= Norman Fruman =

Norman Fruman (December 2, 1923 – April 19, 2012) was an American literary scholar.

== Early life and education ==
Born in the Bronx, New York, to Ukraine immigrant parents, Fruman attended Townsend Harris Hall and City College of New York. During World War II, he served as an infantry platoon leader, was captured at the Battle of the Bulge, and spent time as a prisoner of war in Bavaria until liberation in April 1945.

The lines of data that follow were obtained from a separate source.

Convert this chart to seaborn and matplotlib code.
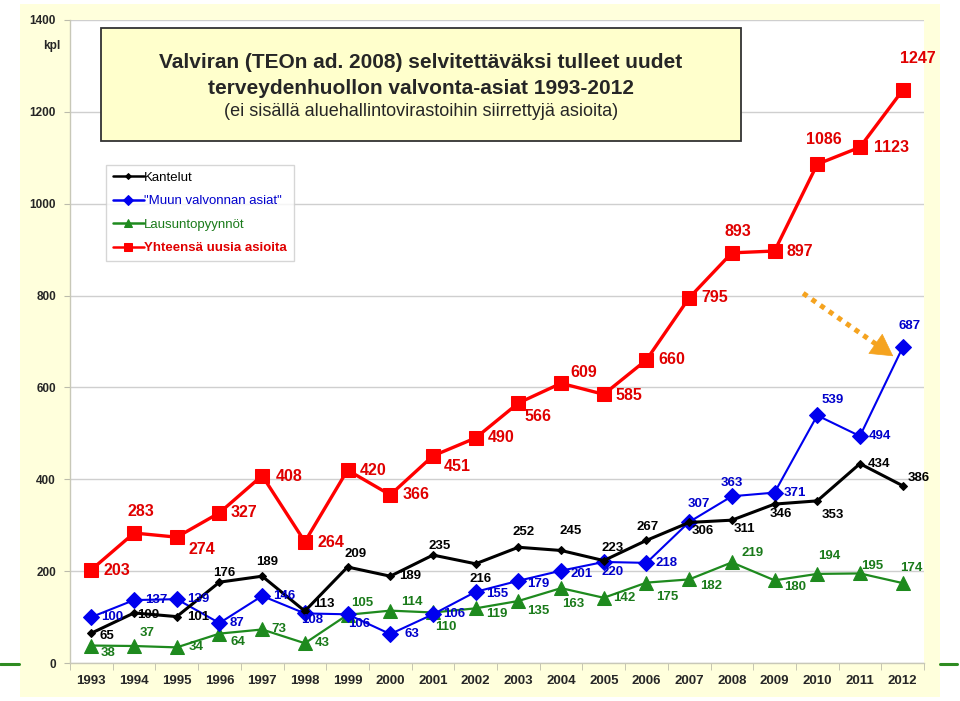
import numpy as np
import pandas as pd
import matplotlib
matplotlib.use('Agg')
import matplotlib.pyplot as plt
from matplotlib.patches import Rectangle
from matplotlib.lines import Line2D
import seaborn as sns


years = list(range(1993, 2013))
kantelut = [65, 109, 101, 176, 189, 113, 209, 189, 235, 216, 252, 245, 223, 267, 306, 311, 346, 353, 434, 386]
muun = [100, 137, 139, 87, 146, 108, 106, 63, 106, 155, 179, 201, 220, 218, 307, 363, 371, 539, 494, 687]
lausunto = [38, 37, 34, 64, 73, 43, 105, 114, 110, 119, 135, 163, 142, 175, 182, 219, 180, 194, 195, 174]
yhteensa = [203, 283, 274, 327, 408, 264, 420, 366, 451, 490, 566, 609, 585, 660, 795, 893, 897, 1086, 1123, 1247]

names = ['Kantelut', '"Muun valvonnan asiat"', 'Lausuntopyynnöt', 'Yhteensä uusia asioita']

title_lines = ['Valviran (TEOn ad. 2008) selvitettäväksi tulleet uudet',
               'terveydenhuollon valvonta-asiat 1993-2012',
               '(ei sisällä aluehallintovirastoihin siirrettyjä asioita)']

# label offsets in pixels (dx right, dy down) from each point
off_k = [(16, 3), (14, 2), (21, 0), (5, -9), (5, -14), (19, -7), (8, -13), (20, 0), (7, -9), (5, 15),
         (5, -15), (10, -19), (9, -13), (1, -13), (14, 9), (13, 9), (6, 10), (16, 14), (19, 0), (16, -8)]
off_m = [(21, 0), (22, 0), (22, 0), (18, 0), (22, 0), (7, 7), (12, 10), (22, 0), (21, 0), (22, 2),
         (20, 3), (21, 3), (9, 10), (20, 0), (10, -18), (0, -13), (20, 0), (15, -15), (20, 0), (7, -21)]
off_l = [(17, 7), (13, -13), (19, 0), (18, 8), (17, 0), (17, 0), (15, -12), (22, -9), (13, 15), (21, 6),
         (20, 10), (12, 16), (21, 0), (21, 14), (22, 7), (21, -9), (21, 7), (12, -18), (12, -7), (9, -15)]
off_y = [(26, 1), (7, -22), (25, 12), (25, 0), (27, 1), (26, 1), (26, 0), (26, 0), (24, 11), (25, 0),
         (20, 13), (23, -11), (25, 1), (25, 0), (26, 0), (6, -21), (25, 0), (7, -25), (32, 0), (15, -32)]

# orange hint arrow (data coords)
arrow_start = np.array([2009.67, 805])
arrow_end = np.array([2011.78, 668])
arrow_base = arrow_start + 0.83 * (arrow_end - arrow_start)

c_black = '#000000'; c_blue = '#0000EE'; c_green = '#1E8A1E'; c_red = '#FF0000'
t_blue = '#0000CC'; t_green = '#1A7A1A'; t_red = '#E00000'; c_orange = '#F5A31F'

sns.set_style('white')
plt.rcParams['font.family'] = ['Liberation Sans', 'DejaVu Sans']

W, H = 960, 701
fig = plt.figure(figsize=(9.6, 7.01), dpi=100)
fig.patch.set_facecolor('white')

# yellow frame behind everything
fig.add_artist(Rectangle((20 / W, 1 - 697 / H), 920 / W, 693 / H, transform=fig.transFigure,
                         facecolor='#FFFFDC', edgecolor='none', zorder=-2))
# small green decor strokes
fig.add_artist(Line2D([0, 19 / W], [1 - 664 / H] * 2, transform=fig.transFigure, color='#2E8B22', lw=2.2))
fig.add_artist(Line2D([940 / W, 957 / W], [1 - 664 / H] * 2, transform=fig.transFigure, color='#2E8B22', lw=2.2))

ax = fig.add_axes([70 / W, 1 - 663 / H, 854 / W, 643 / H])
ax.set_facecolor('white')

df = pd.DataFrame({'year': years, 'k': kantelut, 'm': muun, 'l': lausunto, 'y': yhteensa})

sns.lineplot(data=df, x='year', y='k', color=c_black, lw=2.2, marker='D', markersize=4,
             markeredgecolor=c_black, label=names[0], ax=ax, zorder=4)
sns.lineplot(data=df, x='year', y='m', color=c_blue, lw=1.5, marker='D', markersize=8,
             markeredgecolor=c_blue, label=names[1], ax=ax, zorder=3)
sns.lineplot(data=df, x='year', y='l', color=c_green, lw=1.6, marker='^', markersize=10,
             markeredgecolor=c_green, label=names[2], ax=ax, zorder=2)
sns.lineplot(data=df, x='year', y='y', color=c_red, lw=2.4, marker='s', markersize=10,
             markeredgecolor=c_red, label=names[3], ax=ax, zorder=5)

for vals, offs, col, size in [(kantelut, off_k, c_black, 9.5), (muun, off_m, t_blue, 9.5),
                              (lausunto, off_l, t_green, 9.5), (yhteensa, off_y, t_red, 11.5)]:
    for x, v, (dx, dy) in zip(years, vals, offs):
        ax.annotate(str(v), (x, v), xytext=(dx, -dy), textcoords='offset pixels',
                    ha='center', va='center', fontsize=size, fontweight='bold', color=col, zorder=6)

# dotted shaft + solid head
ax.plot([arrow_start[0], arrow_base[0]], [arrow_start[1], arrow_base[1]], color=c_orange, lw=3.6,
        linestyle=(0, (1, 1.1)), solid_capstyle='butt', dash_capstyle='butt', zorder=6)
ax.annotate('', xy=tuple(arrow_end), xytext=tuple(arrow_base),
            arrowprops=dict(arrowstyle='-|>,head_length=0.75,head_width=0.42', color=c_orange, lw=0.5,
                            mutation_scale=20, shrinkA=0, shrinkB=0), zorder=6)

ax.set_xlim(1992.5, 2012.5)
ax.set_ylim(0, 1400)
ax.set_xticks(years)
ax.set_xticklabels([str(y) for y in years], fontsize=9.5, fontweight='bold')
ax.set_xticks(np.arange(1992.5, 2013, 1), minor=True)
ax.set_yticks(range(0, 1401, 200))
ax.set_yticklabels([str(v) for v in range(0, 1401, 200)], fontsize=8.5, fontweight='bold')
ax.tick_params(axis='x', which='major', length=0, pad=9)
ax.tick_params(axis='x', which='minor', length=5, color='#BBBBAA', direction='out', bottom=True)
ax.tick_params(axis='y', length=4, color='#BBBBAA', direction='out', left=True, pad=6)
ax.set_xlabel(''); ax.set_ylabel('')
ax.yaxis.grid(True, color='#CFCFCF', lw=1)
ax.set_axisbelow(True)
for s in ['top', 'right']:
    ax.spines[s].set_visible(False)
for s in ['left', 'bottom']:
    ax.spines[s].set_color('#C8C8B8'); ax.spines[s].set_linewidth(1)

fig.text(52 / W, 1 - 46 / H, 'kpl', ha='center', va='center', fontsize=8.5, fontweight='bold')

# title box
fig.add_artist(Rectangle((101 / W, 1 - 141 / H), 640 / W, 113 / H, transform=fig.transFigure,
                         facecolor='#FFFFCC', edgecolor='#333333', lw=1.3, zorder=7))
fig.text(421 / W, 1 - 62 / H, title_lines[0], ha='center', va='center', fontsize=15, fontweight='bold', zorder=8)
fig.text(421 / W, 1 - 88 / H, title_lines[1], ha='center', va='center', fontsize=15, fontweight='bold', zorder=8)
fig.text(421 / W, 1 - 111 / H, title_lines[2], ha='center', va='center', fontsize=13, zorder=8)

leg = ax.legend(loc='upper left', bbox_to_anchor=(106 / W, 1 - 165 / H), bbox_transform=fig.transFigure,
                borderaxespad=0, fontsize=9.5, frameon=True, fancybox=False, edgecolor='#CCCCCC',
                handlelength=2.35, handletextpad=0.05, labelspacing=0.85, borderpad=0.5)
leg.get_frame().set_linewidth(1)
leg.set_zorder(9)
for h, ms in zip(leg.legend_handles, [3, 5, 6, 6]):
    h.set_markersize(ms)
    h.set_linewidth(1.8)
for t, c in zip(leg.get_texts(), [c_black, t_blue, t_green, t_red]):
    t.set_color(c)
leg.get_texts()[3].set_fontweight('bold')

fig.savefig('out.png', dpi=100)
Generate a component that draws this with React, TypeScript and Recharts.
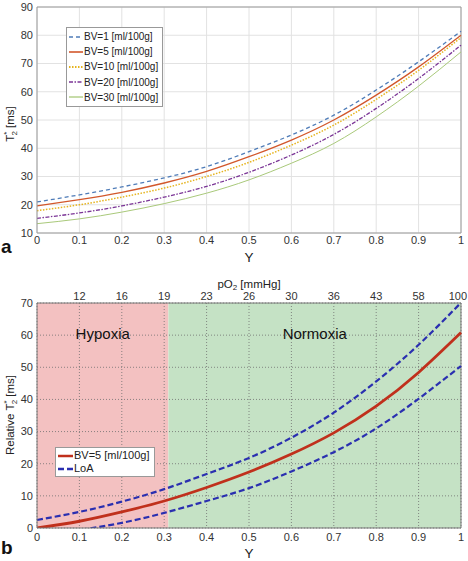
import {
  CartesianGrid,
  Legend,
  Line,
  LineChart,
  ReferenceArea,
  ReferenceLine,
  XAxis,
  YAxis,
} from 'recharts'

// saturation values on the x axis
const satY = [0, 0.1, 0.2, 0.3, 0.4, 0.5, 0.6, 0.7, 0.8, 0.9, 1]
const xTicks = [0, 0.1, 0.2, 0.3, 0.4, 0.5, 0.6, 0.7, 0.8, 0.9, 1]

// panel a: T2* [ms] per blood volume
const bv1 = [21.0, 23.5, 26.3, 29.5, 33.5, 38.8, 44.7, 51.7, 60.6, 70.6, 81.4]
const bv5 = [19.6, 21.8, 24.4, 27.7, 31.8, 37.0, 42.9, 50.0, 58.8, 68.8, 80.0]
const bv10 = [17.9, 20.0, 22.7, 25.9, 30.0, 35.0, 41.1, 48.2, 57.3, 67.6, 79.2]
const bv20 = [15.2, 17.1, 19.6, 22.7, 26.5, 31.5, 37.6, 44.9, 54.1, 64.7, 76.5]
const bv30 = [13.3, 15.0, 17.4, 20.4, 24.1, 28.8, 34.7, 41.7, 51.1, 62.0, 74.1]
const aTicks = [10, 20, 30, 40, 50, 60, 70, 80, 90]

// panel b: relative T2* with limits of agreement
const relBv5 = [0, 2.1, 5.0, 8.4, 12.6, 17.4, 23.0, 29.6, 37.9, 48.4, 60.8]
const loaUpper = [2.5, 5.0, 8.2, 12.1, 16.8, 21.8, 28.1, 35.9, 45.6, 57.0, 70.1]
const loaLower = [-2.4, -0.6, 1.6, 4.7, 8.4, 12.4, 17.6, 23.6, 31.0, 40.2, 50.4]
const bTicks = [0, 10, 20, 30, 40, 50, 60, 70]
const pO2Pos = [0.1, 0.2, 0.3, 0.4, 0.5, 0.6, 0.7, 0.8, 0.9, 1]
const pO2Labels = ['12', '16', '19', '23', '26', '30', '36', '43', '58', '100']
const hypoxiaLimit = 0.31

const dataA = satY.map((y, i) => ({ y, bv1: bv1[i], bv5: bv5[i], bv10: bv10[i], bv20: bv20[i], bv30: bv30[i] }))
const dataB = satY.map((y, i) => ({ y, rel: relBv5[i], up: loaUpper[i], low: loaLower[i] }))

const seriesA = [
  { key: 'bv1', name: 'BV=1 [ml/100g]', color: '#4f7cb8', dash: '4 3', width: 1.3 },
  { key: 'bv5', name: 'BV=5 [ml/100g]', color: '#d2572b', dash: undefined, width: 1.3 },
  { key: 'bv10', name: 'BV=10 [ml/100g]', color: '#e6b41e', dash: '1.5 1.5', width: 1.5 },
  { key: 'bv20', name: 'BV=20 [ml/100g]', color: '#7b3596', dash: '4 1.5 1.5 1.5', width: 1.3 },
  { key: 'bv30', name: 'BV=30 [ml/100g]', color: '#a9c97a', dash: undefined, width: 1 },
]

const seriesB = [
  { key: 'rel', name: 'BV=5 [ml/100g]', color: '#c0301c', dash: undefined, width: 2.8 },
  { key: 'up', name: 'LoA', color: '#2a2fb0', dash: '6 3', width: 2.2 },
  { key: 'low', name: 'LoA', color: '#2a2fb0', dash: '6 3', width: 2.2 },
]

const FONT = '"Liberation Sans", Arial, sans-serif'
const tickStyle = { fill: '#333', fontSize: 11, fontFamily: FONT }

function LegendBox({ items, fontSize, rowH, sample }: any) {
  return (
    <div style={{ background: '#fff', border: '1px solid #999', padding: '1px 4px 1px 2px', fontFamily: FONT, fontSize, lineHeight: `${rowH}px`, color: '#222' }}>
      {items.map((s: any) => (
        <div key={s.name} style={{ display: 'flex', alignItems: 'center', whiteSpace: 'nowrap' }}>
          <svg width={sample} height={8} style={{ marginRight: 1 }}>
            <line x1={0} y1={4} x2={sample} y2={4} stroke={s.color} strokeWidth={Math.min(s.width + 0.3, 2.5)} strokeDasharray={s.dash} />
          </svg>
          <span>{s.name}</span>
        </div>
      ))}
    </div>
  )
}

// pO2 tick on the top axis; the last one is pulled in so it stays inside the frame
function PO2Tick(props: any) {
  const { x, y, payload } = props
  const label = pO2Labels[pO2Pos.indexOf(payload.value)] ?? ''
  const last = payload.value === 1
  return (
    <text x={last ? x + 6 : x} y={y} textAnchor={last ? 'end' : 'middle'} fontSize={11} fill="#333" fontFamily={FONT}>
      {label}
    </text>
  )
}

const yTitle = (prefix: string, cy: number) => (props: any) => {
  const cx = 10
  return (
    <text x={cx} y={cy} transform={`rotate(-90 ${cx} ${cy})`} textAnchor="middle" dominantBaseline="central" fontSize={11.5} fill="#222" fontFamily={FONT}>
      {prefix}T<tspan dy={-4} fontSize={8}>*</tspan><tspan dx={-4} dy={8} fontSize={8}>2</tspan><tspan dy={-4}> [ms]</tspan>
    </text>
  )
}

const xTitle = (dy: number) => (props: any) => {
  const vb = props.viewBox
  return (
    <text x={vb.x + vb.width / 2} y={vb.y + dy} textAnchor="middle" dominantBaseline="central" fontSize={13.5} fill="#222" fontFamily={FONT}>
      Y
    </text>
  )
}

const pO2Title = (props: any) => {
  const vb = props.viewBox
  return (
    <text x={vb.x + vb.width / 2} y={vb.y + vb.height - 19} textAnchor="middle" dominantBaseline="central" fontSize={11.5} fill="#222" fontFamily={FONT}>
      pO<tspan dy={3} fontSize={8}>2</tspan><tspan dy={-3}> [mmHg]</tspan>
    </text>
  )
}

export default function App() {
  return (
    <div style={{ position: 'absolute', left: 0, top: 0, width: 468, height: 561, background: '#fff', fontFamily: FONT }}>
      <div style={{ position: 'absolute', left: 0, top: 0 }}>
        <LineChart width={468} height={270} data={dataA} margin={{ top: 7, right: 7, bottom: 0, left: 0 }}>
          <CartesianGrid stroke="#e2e2e2" />
          <XAxis dataKey="y" type="number" domain={[0, 1]} ticks={xTicks} height={37} tick={tickStyle}
            axisLine={{ stroke: '#9a9a9a' }} tickLine={false} tickSize={2} tickMargin={1} label={xTitle(24)} />
          <YAxis type="number" domain={[10, 90]} ticks={aTicks} width={37} tick={tickStyle}
            axisLine={{ stroke: '#9a9a9a' }} tickLine={false} tickSize={2} tickMargin={2} label={yTitle('', 124)} />
          <ReferenceLine x={1} stroke="#9a9a9a" />
          <ReferenceLine y={90} stroke="#9a9a9a" />
          {seriesA.map((s) => (
            <Line key={s.key} type="natural" dataKey={s.key} name={s.name} stroke={s.color} strokeWidth={s.width}
              strokeDasharray={s.dash} dot={false} isAnimationActive={false} />
          ))}
          <Legend layout="vertical" align="center" verticalAlign="middle"
            wrapperStyle={{ left: 66, top: 27, width: 'auto' }}
            content={() => <LegendBox items={seriesA} fontSize={10} rowH={15.2} sample={14} />} />
        </LineChart>
      </div>
      <div style={{ position: 'absolute', left: 1, top: 236, fontSize: 19, fontWeight: 'bold', color: '#111' }}>a</div>

      <div style={{ position: 'absolute', left: 0, top: 270 }}>
        <LineChart width={468} height={291} data={dataB} margin={{ top: 11, right: 7, bottom: 0, left: 0 }}>
          <ReferenceArea x1={0} x2={hypoxiaLimit} y1={0} y2={70} fill="#f3c1c1" fillOpacity={1} stroke="none" zIndex={-150}
            label={{ value: 'Hypoxia', position: 'insideTop', offset: 25, fontSize: 15, fill: '#111', fontFamily: FONT }} />
          <ReferenceArea x1={hypoxiaLimit} x2={1} y1={0} y2={70} fill="#c5e2c5" fillOpacity={1} stroke="none" zIndex={-150}
            label={{ value: 'Normoxia', position: 'insideTop', offset: 25, fontSize: 15, fill: '#111', fontFamily: FONT }} />
          <CartesianGrid stroke="#6f6f6f" strokeDasharray="1 2" strokeWidth={0.8} />
          <XAxis dataKey="y" type="number" domain={[0, 1]} ticks={xTicks} height={33} tick={tickStyle}
            axisLine={{ stroke: '#777' }} tickLine={false} tickSize={3} tickMargin={2} label={xTitle(25)} />
          <XAxis xAxisId="top" dataKey="y" orientation="top" type="number" domain={[0, 1]} allowDataOverflow ticks={pO2Pos}
            interval={0} height={22} tick={<PO2Tick />}
            axisLine={{ stroke: '#777' }} tickLine={false} tickSize={2} tickMargin={1} label={pO2Title} />
          <YAxis type="number" domain={[0, 70]} allowDataOverflow ticks={bTicks} width={37} tick={tickStyle}
            axisLine={{ stroke: '#777' }} tickLine={false} tickSize={2} tickMargin={2} label={yTitle('Relative ', 145)} />
          <ReferenceLine x={1} stroke="#777" />
          {seriesB.map((s) => (
            <Line key={s.key} type="natural" dataKey={s.key} name={s.name} stroke={s.color} strokeWidth={s.width}
              strokeDasharray={s.dash} dot={false} isAnimationActive={false} />
          ))}
          <Legend layout="vertical" align="center" verticalAlign="middle"
            wrapperStyle={{ left: 55, top: 177, width: 'auto' }}
            content={() => <LegendBox items={seriesB.slice(0, 2)} fontSize={11} rowH={13} sample={15} />} />
        </LineChart>
      </div>
      <div style={{ position: 'absolute', left: 1, top: 537, fontSize: 19, fontWeight: 'bold', color: '#111' }}>b</div>
    </div>
  )
}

After the war, Fruman completed his bachelor's degree at City College of New York and obtained a master's degree in English from Teachers College, Columbia University. He briefly wrote adventure and science-fiction stories for comic books and was co-winner of the television quiz show The $64,000 Challenge in 1957. He earned a Ph.D. from New York University, where his dissertation research evolved into his critical examination of Coleridge.

==Career==
Fruman taught at California State University, Los Angeles, and the University of Minnesota. At Minnesota, he was active in organizations such as the Association of Literary Scholars and Critics (now the Association of Literary Scholars, Critics, and Writers), and founded the Minnesota chapter of the National Association of Scholars, groups dedicated to advocating for traditional literary scholarship. He also wrote extensively on William Wordsworth and co-edited Studies in J.D. Salinger: Reviews, Essays and Critiques with Marvin Laser.